As we near the end of the momentous year that was 2012, we can look back on a time of celebrating all things British. But while we're reflecting on the Queen's 60 year reign, applauding our incredible Team GB athletes or heralding the return of James Bond to our cinema screens, we must not overlook the plethora of unsung heroes working miracles in our communities every day.
For 18 years The National Lottery has been funding Good Causes across the UK. Every week National Lottery players raise £30 million for a wide variety of projects across the arts, sport, heritage, charity, health, education and the environment. While huge projects like the Millennium Stadium in Cardiff and, of course, The London 2012 Games, are supported by Lottery funding, most grants are for less than £10,000 and provide vital support to communities.
Behind each of these projects are innovative individuals who have been inspired to create and deliver a much needed service for their community. It could be restoring a local park, organising music workshops for the elderly or introducing new sporting opportunities. These people are using Lottery funding to make a life-changing difference to people across the UK.

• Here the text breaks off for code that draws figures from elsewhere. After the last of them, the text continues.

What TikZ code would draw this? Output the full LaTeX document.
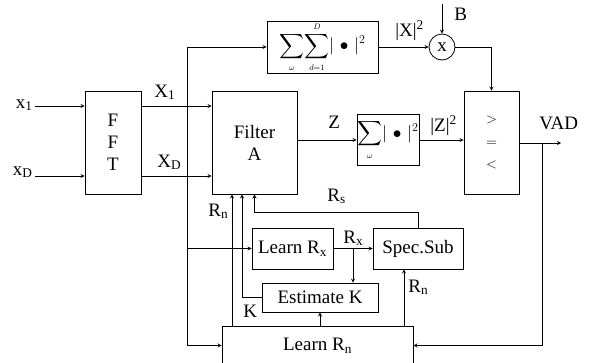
\documentclass[tikz,border=0pt]{standalone}
\usepackage{amsmath}
\usepackage{fontspec}
\setmainfont{Liberation Serif}
\usetikzlibrary{calc}

\begin{document}
\begin{tikzpicture}[x=1pt, y=-1pt, >=stealth, line width=0.8pt,
                font=\fontsize{19}{22}\selectfont,
                block/.style={rectangle, draw, inner sep=0pt, align=center},
                sumblock/.style={block, font=\fontsize{16.5}{20}\selectfont},
                lbl/.style={inner sep=0pt, anchor=base west}
            ]
            \useasboundingbox (0,0) rectangle (591,362);
            \clip (0,0) rectangle (591,362);

            % FFT and filter
            \node[block, minimum width=56pt, minimum height=103pt] (fft) at (113,142.5) {F\\F\\T};
            \node[block, minimum width=85pt, minimum height=103pt] (filter) at (254.5,142.5) {Filter\\A};

            % Power sums
            \node[sumblock, minimum width=111pt, minimum height=52pt] (sumx) at (322.5,47)
                {$\displaystyle\sum_{\scriptscriptstyle\omega}\!\sum_{\scriptscriptstyle d=1}^{\scriptscriptstyle D}\!|\mkern2mu\bullet\mkern2mu|^{2}$};
            \node[draw, circle, minimum size=26pt, inner sep=0pt] (mult) at (442,47) {x};
            \node[sumblock, minimum width=62pt, minimum height=51pt] (sumz) at (388,140)
                {$\displaystyle\sum_{\scriptscriptstyle\omega}\!|\mkern2mu\bullet\mkern2mu|^{2}$};

            % Decision
            \node[block, minimum width=55pt, minimum height=103pt, font=\fontsize{15}{22.5}\selectfont] (comp) at (491.5,142.5) {$>$\\$=$\\$<$};

            % Noise estimation
            \node[block, minimum width=81pt, minimum height=41pt] (lrx) at (292.5,248.5) {Learn R\textsubscript{x}};
            \node[block, minimum width=90pt, minimum height=41pt] (spec) at (418,248.5) {Spec.Sub};
            \node[block, minimum width=116pt, minimum height=29pt] (estk) at (320,297.5) {Estimate K};
            \node[block, minimum width=191pt, minimum height=39pt] (lrn) at (317.5,345.5) {Learn R\textsubscript{n}};

            % Inputs
            \coordinate (in1) at (35,106);
            \coordinate (inD) at (35,176);
            \node[lbl, anchor=base east] (x1) at (33,108) {x\textsubscript{1}};
            \node[lbl, anchor=base east] (xD) at (33,175) {x\textsubscript{D}};
            \draw[->] (in1) -- (in1 -| fft.west);
            \draw[->] (inD) -- (inD -| fft.west);

            % FFT -> filter
            \draw[->] (in1 -| fft.east) -- (in1 -| filter.west);
            \draw[->] (inD -| fft.east) -- (inD -| filter.west);
            \node[lbl] (X1) at (154,97) {X\textsubscript{1}};
            \node[lbl] (XD) at (157,167) {X\textsubscript{D}};

            % Bus
            \coordinate (bus) at (187,0);
            \draw[->] (bus |- lrn.west) |- (sumx.west);
            \draw[->] (bus |- lrn.west) -- (lrn.west);
            \draw[->] (bus |- lrx.west) -- (lrx.west);

            % Upper path
            \draw[->] (sumx.east) -- (mult.west);
            \node[lbl] (X2) at (395,36) {|X|\textsuperscript{2}};
            \coordinate (btop) at (442,4);
            \draw[->] (btop) -- (mult.north);
            \node[lbl] (B) at (454,20) {B};
            \draw[->] (mult.east) -| (comp.north);

            % Middle path
            \draw[->] (filter.east |- sumz.west) -- (sumz.west);
            \node[lbl] (Z) at (328,128) {Z};
            \draw[->] (sumz.east) -- (comp.west |- sumz.east);
            \node[lbl] (Z2) at (430,131) {|Z|\textsuperscript{2}};
            \coordinate (out) at (561,143);
            \draw[->] (comp.east |- out) -- (out);
            \node[lbl] (vad) at (539,129) {VAD};

            % Feedback
            \coordinate (fb) at (542,0);
            \draw[->] (fb |- out) |- (lrn.east);

            % Lower loop
            \draw[->] (lrx.east) -- (spec.west);
            \node[lbl] (Rx) at (343,243) {R\textsubscript{x}};
            \coordinate (rxtap) at (353,0);
            \draw[->] (rxtap |- lrx.east) -- (rxtap |- estk.north);

            \coordinate (rsrow) at (0,212);
            \draw[->] (spec.north) -- (spec.north |- rsrow) -| (filter.south);
            \node[lbl] (Rs) at (327,201) {R\textsubscript{s}};

            \coordinate (kcol) at (242,0);
            \draw[->] (estk.west) -| (kcol |- filter.south);
            \node[lbl] (K) at (243,317) {K};

            \coordinate (rncol) at (232,0);
            \draw[->] (rncol |- lrn.north) -- (rncol |- filter.south);
            \node[lbl] (Rn1) at (208,216) {R\textsubscript{n}};

            \draw[->] (lrn.north -| estk.south) -- (estk.south);

            \coordinate (rnspec) at (404,0);
            \draw[->] (rnspec |- lrn.north) -- (rnspec |- spec.south);
            \node[lbl] (Rn2) at (408,292) {R\textsubscript{n}};

        \end{tikzpicture}
\end{document}
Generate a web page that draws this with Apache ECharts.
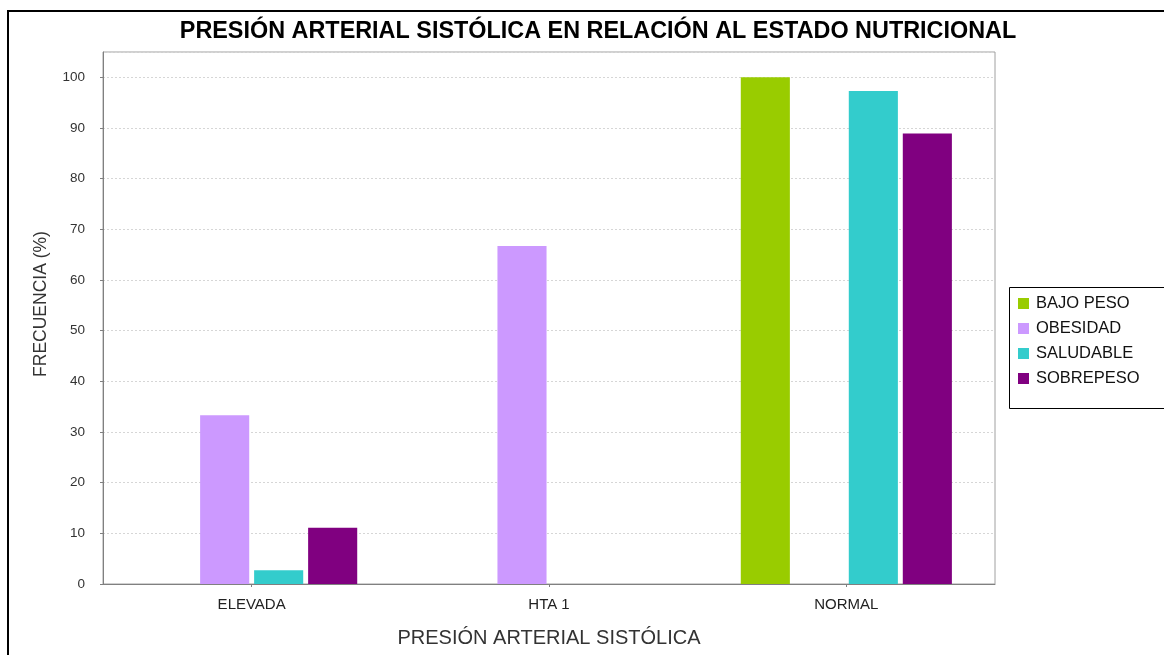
<!DOCTYPE html>
<html>
<head>
<meta charset="utf-8">
<script src="https://cdn.jsdelivr.net/npm/echarts@6/dist/echarts.min.js"></script>
<style>
  html, body { margin: 0; padding: 0; background: #ffffff; }
  #chart { width: 1164px; height: 655px; }
</style>
</head>
<body>
<div id="chart"></div>
<script>
// Systolic blood pressure categories and frequency (%) per nutritional status
const categories = ['ELEVADA', 'HTA 1', 'NORMAL'];
const seriesNames = ['BAJO PESO', 'OBESIDAD', 'SALUDABLE', 'SOBREPESO'];
const bajoPeso = [0, 0, 100];
const obesidad = [33.3, 66.7, 0];
const saludable = [2.7, 0, 97.3];
const sobrepeso = [11.1, 0, 88.9];
const seriesColors = ['#99cc00', '#cc99ff', '#33cccc', '#800080'];

const seriesData = [bajoPeso, obesidad, saludable, sobrepeso];
const font = 'Liberation Sans, Arial, sans-serif';

const chart = echarts.init(document.getElementById('chart'), null, { renderer: 'canvas' });

chart.setOption({
  backgroundColor: '#ffffff',
  animation: false,
  color: seriesColors,
  title: {
    text: 'PRESIÓN ARTERIAL SISTÓLICA EN RELACIÓN AL ESTADO NUTRICIONAL',
    left: 593,
    textAlign: 'center',
    top: 15,
    textStyle: { fontFamily: font, fontSize: 23.4, fontWeight: 'bold', color: '#000000' }
  },
  legend: {
    orient: 'vertical',
    left: 1013,
    top: 290,
    itemWidth: 11,
    itemHeight: 11,
    itemGap: 8,
    icon: 'rect',
    data: seriesNames,
    textStyle: { fontFamily: font, fontSize: 16.5, color: '#111111', padding: [0, 0, 0, 2] }
  },
  graphic: [
    {
      type: 'rect',
      shape: { x: 8, y: 11, width: 1200, height: 700 },
      style: { fill: null, stroke: '#000000', lineWidth: 2 },
      silent: true, z: 100
    },
    {
      type: 'rect',
      shape: { x: 1009.5, y: 287.5, width: 200, height: 121 },
      style: { fill: null, stroke: '#000000', lineWidth: 1 },
      silent: true, z: 100
    }
  ],
  grid: {
    left: 103,
    right: 169,
    top: 52,
    bottom: 71,
    show: true,
    borderColor: '#a0a0a0',
    borderWidth: 1
  },
  xAxis: {
    type: 'category',
    data: categories,
    name: 'PRESIÓN ARTERIAL SISTÓLICA',
    nameLocation: 'middle',
    nameGap: 44,
    nameTextStyle: { fontFamily: font, fontSize: 20, color: '#333333' },
    axisLine: { lineStyle: { color: '#808080' } },
    axisTick: { show: true, alignWithLabel: true, length: 3, lineStyle: { color: '#808080' } },
    axisLabel: { fontFamily: font, fontSize: 15, color: '#222222', margin: 13 }
  },
  yAxis: {
    type: 'value',
    min: 0,
    max: 105,
    interval: 10,
    name: 'FRECUENCIA (%)',
    nameLocation: 'middle',
    nameGap: 53,
    nameTextStyle: { fontFamily: font, fontSize: 17.5, color: '#333333', padding: [0, 0, 0, 28] },
    axisLine: { show: true, lineStyle: { color: '#808080' } },
    axisTick: { show: true, length: 3, lineStyle: { color: '#808080' } },
    axisLabel: {
      fontFamily: font, fontSize: 13.5, color: '#333333', margin: 18,
      showMaxLabel: false,
      formatter: v => (v % 10 === 0 ? String(v) : '')
    },
    splitLine: { show: true, lineStyle: { color: '#d6d6d6', type: [2, 2] } }
  },
  series: seriesNames.map((name, i) => ({
    name: name,
    type: 'bar',
    data: seriesData[i],
    barGap: '10%',
    barCategoryGap: '29%',
    itemStyle: { color: seriesColors[i] }
  }))
});
</script>
</body>
</html>
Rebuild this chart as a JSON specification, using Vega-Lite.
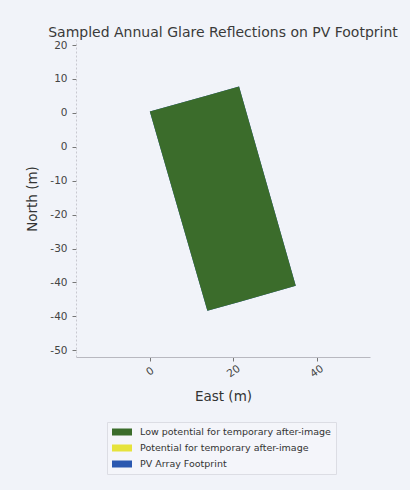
{
  "$schema": "https://vega.github.io/schema/vega-lite/v6.json",
  "width": 294,
  "height": 317,
  "autosize": {"type": "none"},
  "padding": {"left": 76, "top": 40, "right": 40, "bottom": 133},
  "background": "#f1f3f9",
  "config": {
    "view": {"stroke": null},
    "font": "DejaVu Sans",
    "axis": {"grid": false, "domainColor": "#b8b8c0", "domainWidth": 1, "tickColor": "#777", "tickSize": 4, "labelColor": "#444", "titleColor": "#333", "labelFontSize": 10.5, "titleFontSize": 13.5, "titleFontWeight": "normal", "labelFont": "DejaVu Sans", "titleFont": "DejaVu Sans"}
  },
  "title": {"text": "Sampled Annual Glare Reflections on PV Footprint", "fontSize": 14, "fontWeight": "normal", "color": "#3a3a3a", "font": "DejaVu Sans", "anchor": "middle", "offset": 0},
  "datasets": {
    "poly": [
      {"category": "PV Array Footprint", "east": 0, "top": 4.3, "bottom": 4.3},
      {"category": "PV Array Footprint", "east": 13.8, "top": 8.1, "bottom": -42.7},
      {"category": "PV Array Footprint", "east": 21.4, "top": 10.2, "bottom": -40.6},
      {"category": "PV Array Footprint", "east": 35.0, "top": -36.8, "bottom": -36.8},
      {"category": "Low potential for temporary after-image", "east": 0, "top": 4.3, "bottom": 4.3},
      {"category": "Low potential for temporary after-image", "east": 13.8, "top": 8.1, "bottom": -42.7},
      {"category": "Low potential for temporary after-image", "east": 21.4, "top": 10.2, "bottom": -40.6},
      {"category": "Low potential for temporary after-image", "east": 35.0, "top": -36.8, "bottom": -36.8}
    ]
  },
  "data": {"name": "poly"},
  "mark": {"type": "area", "orient": "vertical", "opacity": 1},
  "encoding": {
    "x": {"field": "east", "type": "quantitative", "scale": {"domain": [-17.7, 52.8], "nice": false, "zero": false}, "axis": {"values": [0, 20, 40], "labelAngle": -35, "labelAlign": "center", "labelBaseline": "middle", "labelPadding": 10, "title": "East (m)", "titlePadding": 10}},
    "y": {"field": "top", "type": "quantitative", "scale": {"domain": [-53.6, 21.2], "nice": false, "zero": false}, "axis": {"values": [20, 12, 4, -4, -12, -20, -28, -36, -44, -52], "labelExpr": "'' + (round(datum.value/10)*10 + 0)", "labelPadding": 5, "title": "North (m)", "titlePadding": 10, "domainColor": "#c8c8d0", "domainDash": [2, 2]}},
    "y2": {"field": "bottom"},
    "detail": {"field": "category"},
    "order": {"field": "category", "sort": "descending"},
    "color": {
      "field": "category",
      "type": "nominal",
      "scale": {"domain": ["Low potential for temporary after-image", "Potential for temporary after-image", "PV Array Footprint"], "range": ["#3b6c2b", "#e6e33c", "#2a58b0"]},
      "legend": {"title": null, "orient": "none", "legendX": 31, "legendY": 382, "direction": "vertical", "symbolType": "M-1,-0.7H3V0.7H-1Z", "symbolSize": 100, "symbolStrokeWidth": 0, "labelFontSize": 9.5, "labelColor": "#333", "labelFont": "DejaVu Sans", "labelOffset": 18, "rowPadding": 6, "padding": 5, "strokeColor": "#dcdde4", "fillColor": "#f4f5fa", "symbolOpacity": 1, "labelLimit": 300}
    }
  }
}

People like Mike Wallace in Lochgelly who used £5000 of Lottery funding to set up Drumatik, an inclusive community drumming group. Mike's ambition was to create a drumming group that would be recognised for the quality of music and skill of the drummers, and not be patronised because many of the members have a learning disability. The results have been a resounding success and Drumatik offers a social lifeline to people who may have previously been isolated from the community.
We should celebrate the incredible achievements of people who are not afraid to step up and try something new. People who notice something lacking in their area and instead of grumbling about it, roll up their sleeves and do something proactive. People who value team work, recognising that, as American author Helen Keller once said, alone we can do so little; together we can do so much.
Anyone bemoaning the lack of community spirit in Britain today should take a look at these people who are doing something wonderful for the benefit of others. What's more, many of the projects have indirect benefits too, be that - providing employment, learning opportunities or a much-needed confidence boost for those who participate.
PLUGGED IN magazine, based in Pontypridd, South Wales, was set up by husband and wife team Darren Warner and Gayle Griffiths. The enterprise gives budding young writers and photographers the chance to see their work published in a quality magazine distributed throughout Wales. Set up with a grant of £3800, the magazine allows contributors to showcase their talents and build a portfolio to present to prospective colleges and employers.
The National Lottery has awarded over 390,000 grants since inception, amounting to over £29billion of funding. If you take a walk around your local community, chances are you'll come across scores of projects that have benefited from Lottery funding. There really is something for everyone:
• From helping Mo Farrah on his journey to double Olympic gold to enabling a small child learn to swim.
• From investing in Oscar-winning films like The King's Speech to funding a theatre group for deaf children.
• From restoring our much-loved Cutty Sark or Hadrian's Wall to regenerating thousands of public parks where we run, play and enjoy life.
• From over £60million for the Eden Project which regenerated a whole region to less than £60 to repair a trumpet so a brass band can continue to make music.
So let's raise a toast to 18 years of investing in our communities. Big or small, National Lottery grants have been making an immeasurable difference to people's lives. I'm looking forward to what the next 18 years will bring.